The only problem is that Grin’s individual qualities were supposed to be 1) privacy 2) GPU encouraging/ASIC discouraging and decentralized and 3) emission rate inflationary

  1. it doesn’t have over Monero, ZCash, many others and many layer-2 protocols
  2. exists but will drilled negatively on social media when adoption is attemtped

and now 2) is gone, well before the 3 years that were supposed to be GPU encouraging.

It seems like these are coin-killing decisions. But, gotta keep Chinese hardware manufacturers happy I guess …

  1. Grin has some privacy trade-offs, but there is a lot in the works that will make grin even more private than competitors. Right now it is very comparable, in fact you can hardly call zcash a privacy coins as most transactions are not private, and Monero still largely relies on ring signatures whose plausible deniability are not fool proof or perfectly safe. Privacy alone was not grin’s unique premise.

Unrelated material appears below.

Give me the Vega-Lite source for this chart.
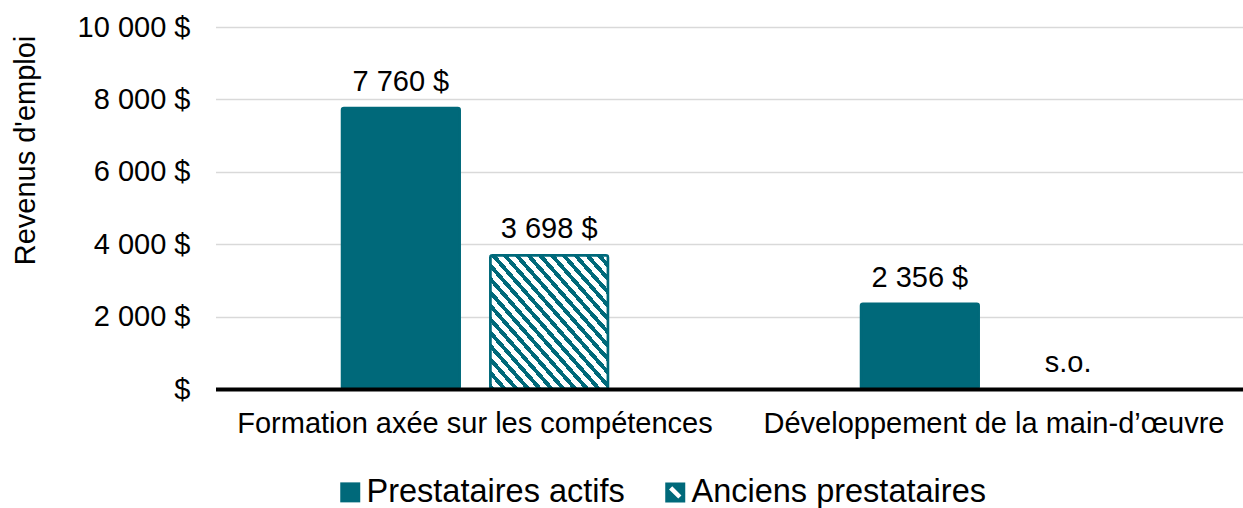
{
  "$schema": "https://vega.github.io/schema/vega-lite/v6.json",
  "autosize": {"type": "none"},
  "width": 1029,
  "height": 362,
  "padding": {"left": 214, "top": 27, "right": 0, "bottom": 119},
  "background": "white",
  "config": {
    "font": "Liberation Sans",
    "view": {"stroke": null}
  },
  "data": {
    "values": [
      {"categorie": "Formation axée sur les compétences", "statut": "Prestataires actifs", "revenu": 7760, "etiquette": "7 760 $"},
      {"categorie": "Formation axée sur les compétences", "statut": "Anciens prestataires", "revenu": 3698, "etiquette": "3 698 $"},
      {"categorie": "Développement de la main-d’œuvre", "statut": "Prestataires actifs", "revenu": 2356, "etiquette": "2 356 $"},
      {"categorie": "Développement de la main-d’œuvre", "statut": "Anciens prestataires", "revenu": null, "etiquette": "s.o."}
    ]
  },
  "encoding": {
    "x": {
      "field": "categorie", "type": "nominal", "sort": null,
      "scale": {"paddingInner": 0, "paddingOuter": 0, "range": [1.5, 1039.5]},
      "axis": {
        "title": null, "labelAngle": 0, "ticks": false, "domain": true,
        "domainColor": "black", "domainWidth": 4, "labelFontSize": 29,
        "labelColor": "black", "labelPadding": 20, "labelLimit": 0, "zindex": 1
      }
    },
    "xOffset": {
      "field": "statut", "type": "nominal",
      "sort": ["Prestataires actifs", "Anciens prestataires"],
      "scale": {"paddingInner": 0.206, "paddingOuter": 0.853}
    }
  },
  "layer": [
    {
      "mark": {"type": "bar", "stroke": "#00697A", "strokeWidth": 2.5, "cornerRadius": 2},
      "encoding": {
        "y": {
          "field": "revenu", "type": "quantitative",
          "scale": {"domain": [0, 10000], "nice": false},
          "axis": {
            "values": [0, 2000, 4000, 6000, 8000, 10000],
            "labelExpr": "datum.value == 0 ? '$' : replace(format(datum.value, ',d'), ',', ' ') + ' $'",
            "grid": true, "gridColor": "#D9D9D9", "gridWidth": 1.3,
            "ticks": false, "domain": false, "labelPadding": 24,
            "labelFontSize": 29, "labelColor": "black",
            "title": "Revenus d'emploi", "titleFontSize": 29, "titleFontWeight": "normal",
            "titleColor": "black", "titleX": -189, "titleY": 123, "titleAnchor": "middle",
            "titleBaseline": "middle", "titleAngle": -90
          }
        },
        "fill": {
          "condition": {
            "test": "datum.statut === 'Anciens prestataires'",
            "value": {
              "gradient": "linear", "x1": 0, "y1": 1, "x2": 1, "y2": 0,
              "stops": [
                {"offset": 0, "color": "#00697A"}, {"offset": 0.0225, "color": "#00697A"}, {"offset": 0.0225, "color": "#ffffff"}, {"offset": 0.05, "color": "#ffffff"},
                {"offset": 0.05, "color": "#00697A"}, {"offset": 0.0725, "color": "#00697A"}, {"offset": 0.0725, "color": "#ffffff"}, {"offset": 0.1, "color": "#ffffff"},
                {"offset": 0.1, "color": "#00697A"}, {"offset": 0.1225, "color": "#00697A"}, {"offset": 0.1225, "color": "#ffffff"}, {"offset": 0.15, "color": "#ffffff"},
                {"offset": 0.15, "color": "#00697A"}, {"offset": 0.1725, "color": "#00697A"}, {"offset": 0.1725, "color": "#ffffff"}, {"offset": 0.2, "color": "#ffffff"},
                {"offset": 0.2, "color": "#00697A"}, {"offset": 0.2225, "color": "#00697A"}, {"offset": 0.2225, "color": "#ffffff"}, {"offset": 0.25, "color": "#ffffff"},
                {"offset": 0.25, "color": "#00697A"}, {"offset": 0.2725, "color": "#00697A"}, {"offset": 0.2725, "color": "#ffffff"}, {"offset": 0.3, "color": "#ffffff"},
                {"offset": 0.3, "color": "#00697A"}, {"offset": 0.3225, "color": "#00697A"}, {"offset": 0.3225, "color": "#ffffff"}, {"offset": 0.35, "color": "#ffffff"},
                {"offset": 0.35, "color": "#00697A"}, {"offset": 0.3725, "color": "#00697A"}, {"offset": 0.3725, "color": "#ffffff"}, {"offset": 0.4, "color": "#ffffff"},
                {"offset": 0.4, "color": "#00697A"}, {"offset": 0.4225, "color": "#00697A"}, {"offset": 0.4225, "color": "#ffffff"}, {"offset": 0.45, "color": "#ffffff"},
                {"offset": 0.45, "color": "#00697A"}, {"offset": 0.4725, "color": "#00697A"}, {"offset": 0.4725, "color": "#ffffff"}, {"offset": 0.5, "color": "#ffffff"},
                {"offset": 0.5, "color": "#00697A"}, {"offset": 0.5225, "color": "#00697A"}, {"offset": 0.5225, "color": "#ffffff"}, {"offset": 0.55, "color": "#ffffff"},
                {"offset": 0.55, "color": "#00697A"}, {"offset": 0.5725, "color": "#00697A"}, {"offset": 0.5725, "color": "#ffffff"}, {"offset": 0.6, "color": "#ffffff"},
                {"offset": 0.6, "color": "#00697A"}, {"offset": 0.6225, "color": "#00697A"}, {"offset": 0.6225, "color": "#ffffff"}, {"offset": 0.65, "color": "#ffffff"},
                {"offset": 0.65, "color": "#00697A"}, {"offset": 0.6725, "color": "#00697A"}, {"offset": 0.6725, "color": "#ffffff"}, {"offset": 0.7, "color": "#ffffff"},
                {"offset": 0.7, "color": "#00697A"}, {"offset": 0.7225, "color": "#00697A"}, {"offset": 0.7225, "color": "#ffffff"}, {"offset": 0.75, "color": "#ffffff"},
                {"offset": 0.75, "color": "#00697A"}, {"offset": 0.7725, "color": "#00697A"}, {"offset": 0.7725, "color": "#ffffff"}, {"offset": 0.8, "color": "#ffffff"},
                {"offset": 0.8, "color": "#00697A"}, {"offset": 0.8225, "color": "#00697A"}, {"offset": 0.8225, "color": "#ffffff"}, {"offset": 0.85, "color": "#ffffff"},
                {"offset": 0.85, "color": "#00697A"}, {"offset": 0.8725, "color": "#00697A"}, {"offset": 0.8725, "color": "#ffffff"}, {"offset": 0.9, "color": "#ffffff"},
                {"offset": 0.9, "color": "#00697A"}, {"offset": 0.9225, "color": "#00697A"}, {"offset": 0.9225, "color": "#ffffff"}, {"offset": 0.95, "color": "#ffffff"},
                {"offset": 0.95, "color": "#00697A"}, {"offset": 0.9725, "color": "#00697A"}, {"offset": 0.9725, "color": "#ffffff"}, {"offset": 1, "color": "#ffffff"}
              ]
            }
          },
          "value": "#00697A"
        }
      }
    },
    {
      "mark": {"type": "point", "filled": true, "color": "#00697A", "size": 0},
      "encoding": {
        "y": {"datum": 0, "type": "quantitative"},
        "shape": {
          "field": "statut", "type": "nominal",
          "sort": ["Prestataires actifs", "Anciens prestataires"],
          "scale": {
            "domain": ["Prestataires actifs", "Anciens prestataires"],
            "range": ["square", "M-1,-1H1V1H-1Z M-0.3,-0.62 L-0.62,-0.3 L0.3,0.62 L0.62,0.3 Z"]
          },
          "legend": {
            "title": null, "orient": "none", "direction": "horizontal",
            "legendX": 120, "legendY": 449, "padding": 0,
            "symbolSize": 400, "symbolStrokeWidth": 0,
            "symbolFillColor": "#00697A", "symbolOpacity": 1,
            "labelFontSize": 32.5, "labelColor": "black", "labelOffset": 0,
            "columnPadding": 34, "labelLimit": 0
          }
        }
      }
    },
    {
      "transform": [{"filter": "isValid(datum.revenu)"}],
      "mark": {"type": "text", "fontSize": 29, "baseline": "alphabetic", "dy": -17, "color": "black"},
      "encoding": {
        "y": {"field": "revenu", "type": "quantitative"},
        "text": {"field": "etiquette"}
      }
    },
    {
      "transform": [{"filter": "!isValid(datum.revenu)"}],
      "mark": {"type": "text", "fontSize": 29, "baseline": "alphabetic", "dy": -17, "color": "black"},
      "encoding": {
        "y": {"datum": 0, "type": "quantitative"},
        "text": {"field": "etiquette"}
      }
    }
  ]
}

  2. ASICs are inevitable and good in the long term (they are most efficient way to run the network), grin has always aimed to create as fair and transparent an ASIC market as possible, as this seemed the most pragmatic approach to ASICS, given they are next to impossible to prevent (without big tradeoffs). Consider the alternative: people were working on [secret] grin ASICs for launch day, which apparently grin has prevented from being the case. That would have been a total failure of decentralization. There are now multiple ASIC companies competing against each other, proof that grin’s ASIC resistance startegy is already appearing to be successful through the lack of monopoly, and minimizing the odds that there can be secret ASIC mining.

  3. Emission rate is still cool.

  4. The nubmer one quality of grin (and mimblewimble) is that it is very lightweight due to cut-through/not needing to keep all transactions to still run a verifying node. Also one of the very first to use bulletproofs live. This is still true and the efficiency of the network is coolest part of grin.